Audit of booking process and site architecture.
Aligning the specific flows for users across the various service offerings for sharing and joining existing flights.
Finding ways to streamline the sign-up process and leverage social media data.

Defining the user journeys

The inception of this platform began with a very simple premise which needed to be further explored and defined. There are two distinct types of flights: ones which can be shared and ones which are private. For both there needed to be specific ways in which users could request flights and modify specific details within the application.

The overall goal of designing the platform was to take a very complex set of processes and break them into very simple tasks. There needed to be a lot of flexibility in the design to accomodate the various value propositions of the platform. Though the clientele of this service would be a select (and fortunate) few, the core aspects of the product needed to be usable for techno-enthusiasts as well as those lacking computer skills.

Defining a Solution

The dashboard had to be feature rich yet focus on specific objectives of the user such as knowing where they were going to next and seeing up-to-date notifications of changes in their flights.
Since users of the platform could jump on other user's flights, they needed to see a calendar view of when shared flights would be offered as well as their own scheduled flights. Details needed to be quickly seen at a glance.
A unique view that blends the calendar and list view of flights to give users a mosaic view of possible destinations. This highlights the lifestyle aspect of the service and leads in to additional offerings the company wanted to make available at specific destinations.
Processes for requesting and changing flights are broken down into a few simple steps instead of one page with numerous options. Selecting specific options allows the user to change their path without having to navigate them away from the screen.
When on a flight, details are shown alongside the social engagement within the application to highlight the unique value proposition of the shared private jet flight.

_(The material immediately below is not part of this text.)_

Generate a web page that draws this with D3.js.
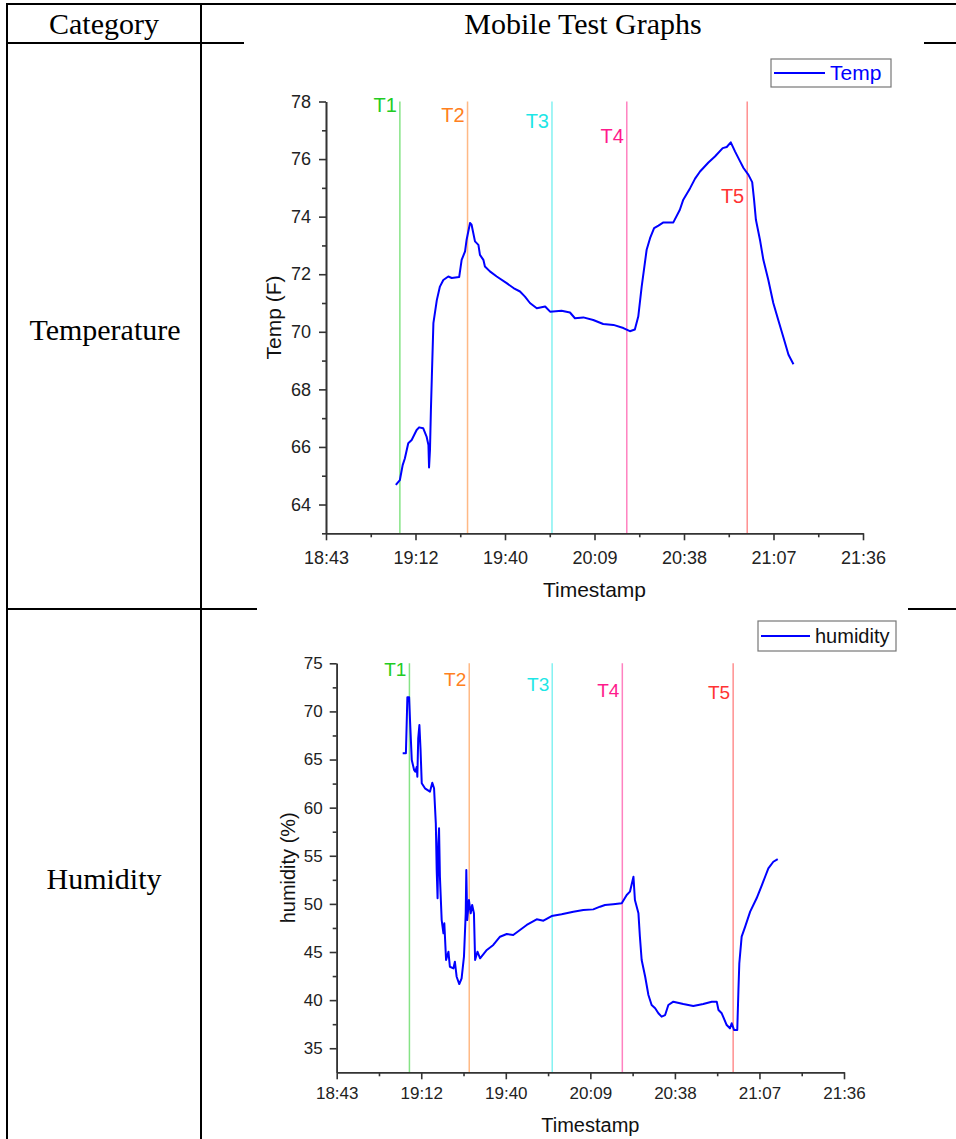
<!DOCTYPE html>
<html>
<head>
<meta charset="utf-8">
<script src="https://cdn.jsdelivr.net/npm/d3@7"></script>
<style>
  body { margin: 0; background: #fff; }
  svg { display: block; }
</style>
</head>
<body>
<div class="canvas"></div>
<script>
// time axis: minutes after 18:43
const spanMin = 173
const tickLabels = ['18:43', '19:12', '19:40', '20:09', '20:38', '21:07', '21:36']

const markNames = ['T1', 'T2', 'T3', 'T4', 'T5']
const markColors = ['#22cc22', '#ff8020', '#1ee6e6', '#ff1a8c', '#ff3333']
const tempMarkMin = [23.8, 45.6, 72.8, 96.9, 135.7]
const humMarkMin = [24.8, 45.2, 73.5, 97.4, 135.2]
// label baselines, in data units
const tempMarkLabelY = [77.64, 77.3, 77.09, 76.57, 74.49]
const humMarkLabelY = [73.68, 72.64, 72.12, 71.5, 71.3]

const tempMin = [22.5, 23.8, 24.7, 25.4, 26.5, 27.6, 29.2, 30.0, 31.3, 32.4, 33.0, 33.2, 33.5, 33.8, 34.1, 34.6,
  35.7, 36.7, 37.8, 39.4, 40.5, 42.9, 43.7, 44.8, 45.3, 46.4, 46.9, 48.0, 49.1, 49.6, 50.7, 51.2, 52.8,
  55.0, 58.2, 60.4, 62.5, 64.1, 65.7, 67.9, 70.6, 72.2, 75.9, 78.6, 80.2, 82.9, 86.1, 89.3, 92.6, 95.8,
  97.9, 99.5, 100.6, 101.7, 103.3, 104.4, 105.7, 107.1, 108.7, 111.9, 114.0, 115.1, 117.3, 118.9, 120.5,
  123.2, 125.3, 127.8, 129.1, 130.4, 131.8, 133.4, 134.5, 136.1, 137.3, 137.9, 138.5, 139.8, 140.9,
  142.5, 144.1, 145.7, 147.3, 149.0, 150.6]
const tempVal = [64.68, 64.85, 65.37, 65.6, 66.13, 66.24, 66.59, 66.68, 66.65, 66.36, 66.07, 65.29, 65.9, 67.29, 68.44, 70.3,
  71.1, 71.57, 71.8, 71.92, 71.87, 71.9, 72.5, 72.79, 73.2, 73.78, 73.72, 73.14, 73.02, 72.67, 72.5, 72.27, 72.1,
  71.92, 71.69, 71.52, 71.4, 71.22, 71.0, 70.82, 70.88, 70.7, 70.73, 70.67, 70.47, 70.5, 70.41, 70.27, 70.24, 70.13,
  70.02, 70.08, 70.53, 71.57, 72.85, 73.25, 73.6, 73.69, 73.8, 73.8, 74.24, 74.59, 74.99, 75.32, 75.57,
  75.88, 76.09, 76.38, 76.42, 76.58, 76.26, 75.92, 75.69, 75.45, 75.2, 74.59, 73.89, 73.2, 72.5,
  71.8, 71.0, 70.41, 69.83, 69.2, 68.87]

const humMin = [22.5, 23.6, 23.9, 24.1, 24.7, 25.0, 25.6, 26.4, 26.8, 27.3, 27.5, 27.8, 28.2, 28.6, 29.0, 30.1,
  31.8, 32.6, 33.2, 33.8, 34.1, 34.4, 34.65, 34.9, 35.2, 35.8, 36.4, 36.7, 37.3, 38.1, 38.6, 39.8, 40.3,
  40.9, 41.8, 42.6, 43.4, 44.0, 44.2, 44.5, 45.1, 45.7, 46.2, 46.8, 47.2, 48.0, 48.9, 51.2, 53.4, 55.7,
  58.0, 60.2, 62.5, 64.8, 68.2, 70.5, 73.3, 76.7, 80.7, 84.1, 87.5, 89.8, 91.5, 94.3, 97.2, 98.9, 100.0,
  100.8, 101.2, 101.7, 102.9, 103.4, 104.0, 105.2, 106.3, 107.4, 108.6, 109.7, 110.8, 112.0, 113.1,
  114.8, 118.2, 121.6, 125.0, 127.9, 129.6, 130.2, 131.3, 133.0, 134.1, 134.7, 135.5, 136.6, 137.0,
  137.3, 138.1, 139.3, 141.0, 143.2, 145.0, 146.1, 147.2, 148.9, 150.4]
const humVal = [65.65, 65.65, 69.1, 71.46, 71.46, 69.1, 64.95, 63.91, 63.73, 64.25, 63.21, 67.2, 68.59, 65.99, 62.53, 62.01,
  61.66, 62.59, 62.01, 58.37, 53.52, 50.58, 56.29, 57.85, 52.82, 48.32, 46.94, 47.98, 44.17, 45.03, 43.47, 43.3, 43.99,
  42.43, 41.67, 42.27, 44.51, 49.02, 53.52, 48.32, 50.4, 49.02, 49.88, 49.02, 44.17, 45.03, 44.35, 45.21, 45.73, 46.59,
  46.87, 46.77, 47.29, 47.81, 48.4, 48.25, 48.74, 48.92, 49.19, 49.36, 49.43, 49.71, 49.88, 49.96, 50.06, 50.92, 51.27,
  52.3, 52.82, 50.4, 49.02, 46.59, 44.17, 42.43, 40.53, 39.49, 39.15, 38.63, 38.28, 38.45, 39.49,
  39.84, 39.6, 39.39, 39.6, 39.84, 39.84, 38.97, 38.63, 37.41, 37.07, 37.59, 36.9, 36.9, 41.05,
  43.83, 46.59, 47.63, 49.19, 50.58, 51.96, 52.82, 53.7, 54.38, 54.66]

const width = 956
const height = 1139

const svg = d3.select('.canvas')
  .append('svg')
  .attr('width', width)
  .attr('height', height)

svg.append('rect').attr('width', width).attr('height', height).attr('fill', '#fff')

// table grid
const grid = svg.append('g')
  .attr('stroke', '#000')
  .attr('stroke-width', 2)
const seg = (x1, y1, x2, y2) => grid.append('line')
  .attr('x1', x1).attr('y1', y1).attr('x2', x2).attr('y2', y2)
seg(6, 4, 956, 4)
seg(7, 4, 7, 1139)
seg(201, 4, 201, 1139)
seg(6, 43, 244, 43)
seg(924, 43, 956, 43)
seg(6, 609, 257, 609)
seg(908, 609, 956, 609)

const serif = "'Liberation Serif', 'Times New Roman', serif"
const cell = (txt, x, y) => svg.append('text')
  .attr('x', x).attr('y', y)
  .attr('text-anchor', 'middle')
  .attr('font-family', serif)
  .attr('font-size', 30)
  .attr('fill', '#000')
  .text(txt)
cell('Category', 104, 34)
cell('Mobile Test Graphs', 583, 34)
cell('Temperature', 105, 340)
cell('Humidity', 104, 889)

const sans = "'Liberation Sans', Arial, sans-serif"

const drawPanel = cfg => {
  const g = svg.append('g')
  const x = d3.scaleLinear().domain([0, spanMin]).range([cfg.left, cfg.right])
  const y = d3.scaleLinear().domain(cfg.yDomain).range([cfg.bottom, cfg.top])

  // marker lines
  cfg.marks.forEach((m, i) => {
    g.append('line')
      .attr('x1', x(m)).attr('x2', x(m))
      .attr('y1', y(cfg.yDomain[1])).attr('y2', y(cfg.yDomain[0]))
      .attr('stroke', markColors[i])
      .attr('stroke-opacity', 0.55)
      .attr('stroke-width', 1.5)
    g.append('text')
      .attr('x', x(m) - 3)
      .attr('y', y(cfg.labelY[i]))
      .attr('text-anchor', 'end')
      .attr('font-family', sans)
      .attr('font-size', cfg.fs.mark)
      .attr('fill', markColors[i])
      .text(markNames[i])
  })

  const major = tickLabels.map((d, i) => i * spanMin / 6)
  const minor = major.slice(0, -1).map(d => d + spanMin / 12)

  const styleAxis = a => {
    a.select('.domain').attr('stroke', '#333').attr('stroke-width', 1.6)
    a.selectAll('.tick line').attr('stroke', '#333').attr('stroke-width', 1.6)
    a.selectAll('text').attr('fill', '#222').attr('font-family', sans).attr('font-size', cfg.fs.tick)
  }

  g.append('g')
    .attr('transform', `translate(0, ${cfg.bottom})`)
    .call(d3.axisBottom(x).tickValues(minor).tickSize(4).tickSizeOuter(0).tickFormat(''))
    .call(styleAxis)
  g.append('g')
    .attr('transform', `translate(0, ${cfg.bottom})`)
    .call(d3.axisBottom(x).tickValues(major).tickSize(7).tickSizeOuter(0)
      .tickPadding(cfg.xPad).tickFormat((d, i) => tickLabels[i]))
    .call(styleAxis)

  g.append('g')
    .attr('transform', `translate(${cfg.left}, 0)`)
    .call(d3.axisLeft(y).tickValues(cfg.yMinor).tickSize(4).tickSizeOuter(0).tickFormat(''))
    .call(styleAxis)
  g.append('g')
    .attr('transform', `translate(${cfg.left}, 0)`)
    .call(d3.axisLeft(y).tickValues(cfg.yMajor).tickSize(7).tickSizeOuter(0).tickPadding(cfg.yPad))
    .call(styleAxis)

  // data line
  const pts = cfg.xs.map((t, i) => [t, cfg.ys[i]])
  g.append('path')
    .datum(pts)
    .attr('fill', 'none')
    .attr('stroke', '#0000ff')
    .attr('stroke-width', 2)
    .attr('stroke-linejoin', 'round')
    .attr('d', d3.line().x(d => x(d[0])).y(d => y(d[1])))

  // axis titles
  g.append('text')
    .attr('x', (cfg.left + cfg.right) / 2)
    .attr('y', cfg.xTitleY)
    .attr('text-anchor', 'middle')
    .attr('font-family', sans)
    .attr('font-size', cfg.fs.title)
    .attr('fill', '#111')
    .text('Timestamp')
  g.append('text')
    .attr('transform', `translate(${cfg.yTitleX}, ${(cfg.top + cfg.bottom) / 2}) rotate(-90)`)
    .attr('text-anchor', 'middle')
    .attr('dy', '0.35em')
    .attr('font-family', sans)
    .attr('font-size', cfg.fs.title)
    .attr('fill', '#111')
    .text(cfg.yTitle)

  // legend
  const lg = cfg.legend
  g.append('rect')
    .attr('x', lg.x).attr('y', lg.y)
    .attr('width', lg.w).attr('height', lg.h)
    .attr('fill', '#fff')
    .attr('stroke', '#777')
    .attr('stroke-width', 1.2)
  g.append('line')
    .attr('x1', lg.x + 3).attr('x2', lg.x + 3 + lg.lineW)
    .attr('y1', lg.y + lg.h / 2).attr('y2', lg.y + lg.h / 2)
    .attr('stroke', '#0000ff')
    .attr('stroke-width', 2)
  g.append('text')
    .attr('x', lg.x + lg.lineW + 8)
    .attr('y', lg.y + lg.h / 2)
    .attr('dy', '0.35em')
    .attr('font-family', sans)
    .attr('font-size', cfg.fs.legend)
    .attr('fill', lg.color)
    .text(lg.label)
}

drawPanel({
  left: 326, right: 863, top: 101.5, bottom: 533.3,
  yDomain: [63, 78],
  yMajor: d3.range(64, 79, 2),
  yMinor: d3.range(63, 78, 2),
  xs: tempMin, ys: tempVal,
  marks: tempMarkMin, labelY: tempMarkLabelY,
  xPad: 11, yPad: 8,
  xTitleY: 597, yTitleX: 274, yTitle: 'Temp (F)',
  fs: { tick: 18, title: 21, legend: 21, mark: 20 },
  legend: { x: 771, y: 59, w: 120, h: 28, lineW: 51, label: 'Temp', color: '#0000ff' }
})

drawPanel({
  left: 336.7, right: 844, top: 663.3, bottom: 1072.3,
  yDomain: [32.5, 75],
  yMajor: d3.range(35, 76, 5),
  yMinor: d3.range(37.5, 75, 5),
  xs: humMin, ys: humVal,
  marks: humMarkMin, labelY: humMarkLabelY,
  xPad: 8, yPad: 7,
  xTitleY: 1132, yTitleX: 288, yTitle: 'humidity (%)',
  fs: { tick: 17, title: 20, legend: 20, mark: 19 },
  legend: { x: 758, y: 621, w: 138, h: 30, lineW: 49, label: 'humidity', color: '#111' }
})
</script>
</body>
</html>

A complex process with a simple interface

Even though the specific process behind this service is very complex and requires numerous checks and balances, the user is only aware of the simplicity of the interface in front of them. This key to this UX design was to make even the most complex of tasks seem very manageable. There was careful attention paid to providing different options for viewing flights to allow users to more easily discover shared flights.

Documenting micro-interactions

Since the development team was likely to adopt some of the styling queues from these lo-fidelity wireframes, I made sure to capture specific interactions that different aspects of the interface would offer. Whether this was specific ways a slider would operate or more complex hover states in the calendar view, I made sure to highlight these aspects of the design.

Retrospective Into the Process

Design is only as good as the build

Unfortunately this service is still under construction and the actual fruits of my labor cannot be immediately seen. This did however open the door for numerous other projects with the design agency that contracted me for the work. I was able to impress them with my ability to go above and beyond the basic requirements and to envision a solution which was not only satisfactory, but produced a delightful user experience.